Kembang Sore mau dipersunting oleh Joko Budeg asalkan Joko Budeg mau bertapa 40 hari 40 malam di sebuah bukit, beralaskan batu dan memakai tutup kepala “cikrak” (alat untuk membuang sampah di Tulungagung) sambil menghadap ke Lautan Kidul. Joko Budeg menerima persyaratan ini, dan melaksanakan apa yag diminta oleh Roro Kembang Sore.

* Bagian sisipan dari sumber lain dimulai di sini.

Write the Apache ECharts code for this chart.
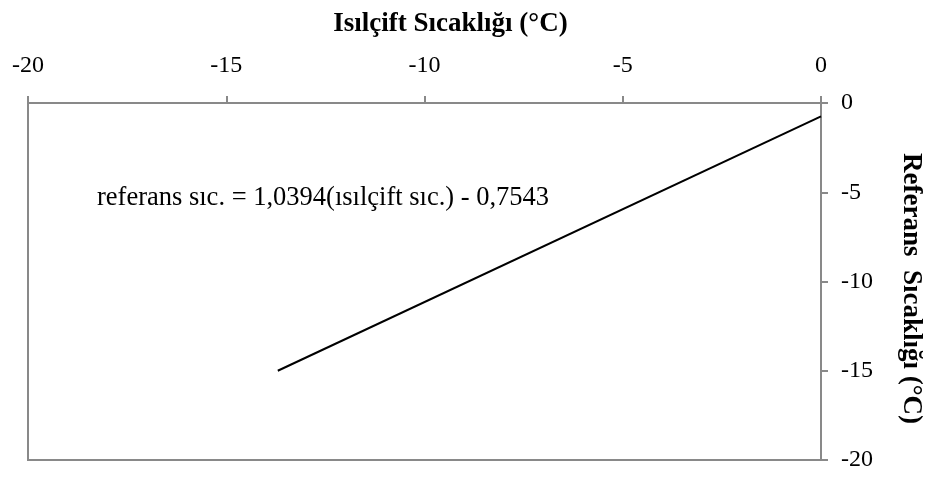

Setelah waktu berlalu sesuai  yang dijanjikan, Roro Kembang Sore berharap Joko Budeg datang untuk memenuhi janjinya. Setelah ditunggu 1 hari 1 malam, ternyata Joko Budeg tidak muncul juga, kembang sore mulai cemas (karena sebenarnya di hati Kembang Sore juga tumbuh rasa cinta kepada Joko Budeg). Seketika itu juga Kembangsore mendatangi bukit yang digunakan untuk bertapa Joko Budeg. Sesampai disana masih Nampak Joko Budeg dengan khususknya bertapa. Kasihan melihat keaadaan itu, kembangsore membangunkan Joko Budeg dari bertapanya.

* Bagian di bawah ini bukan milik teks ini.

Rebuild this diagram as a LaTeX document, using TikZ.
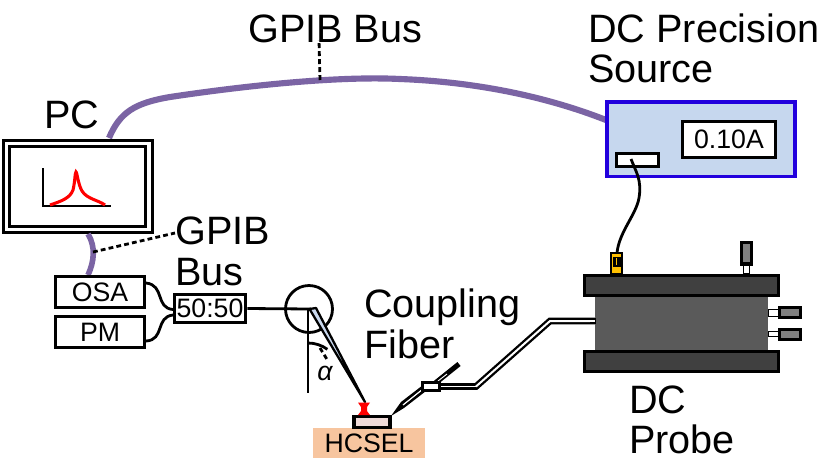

Setelah cukup lama usaha Kembang Sore untuk membangunkan Joko Budeg tidak membawa hasil, akhirnya KembangSore jengkel, dan keluar kata-kata yang cukup keras “ditangekke kok mung jegideg wae, koyo watu” (bahasa jawa Tulungagung-an~dibangunkan kok tidak bangun-bangun, kayak batu) seketika itu terjadi keajaiban alam, Joko Budeg berubah wujudnya menjadi batu.
Saat ini bukit tempat Joko Budeg bertapa dikenal dengan nama “Gunung Budeg” dan patung Joko Budeg bertapa masih utuh sampai sekarang.

Roro Kembang Sore, dengan penyesalan yang dalam.. kembali ke kediamannya, dan bersumpah tidak akan menikah dengan orang lain selain Joko Budeg. Roro Kembang Sore akhirnya bertapa di satu tempat, sampai meninggal dan dikuburkan di tepat itu. Saat ini tempat pemakaman kembang sore dikenal sebagai  Pemakaman Gunung Bolo yang sangat terkenal .

SIMPULAN
Nama terminal merupakan identitas atau jati diri suatu Kabupaten. Dengan akulturasi nilai sejarah didalamnya,  akan menambah wawasan dan nilai edukasi bagi masyarakat lokal. Dengan penamaan Terminal RORO KEMBANG SORE diharapkan Tulungagung akan lebih bersinar sesuai dengan motonya. Terminal diharapkan menjadi salah satu aspek dan sisi transportasi yang dapat meningkatkan citra dan nama Tulungagung di kalangan masyarakat luas. Dengan akulturasi budaya dan sejarah, diharapkan Tulungagung semakin bersinar dan dikenal oleh khalayak ramai.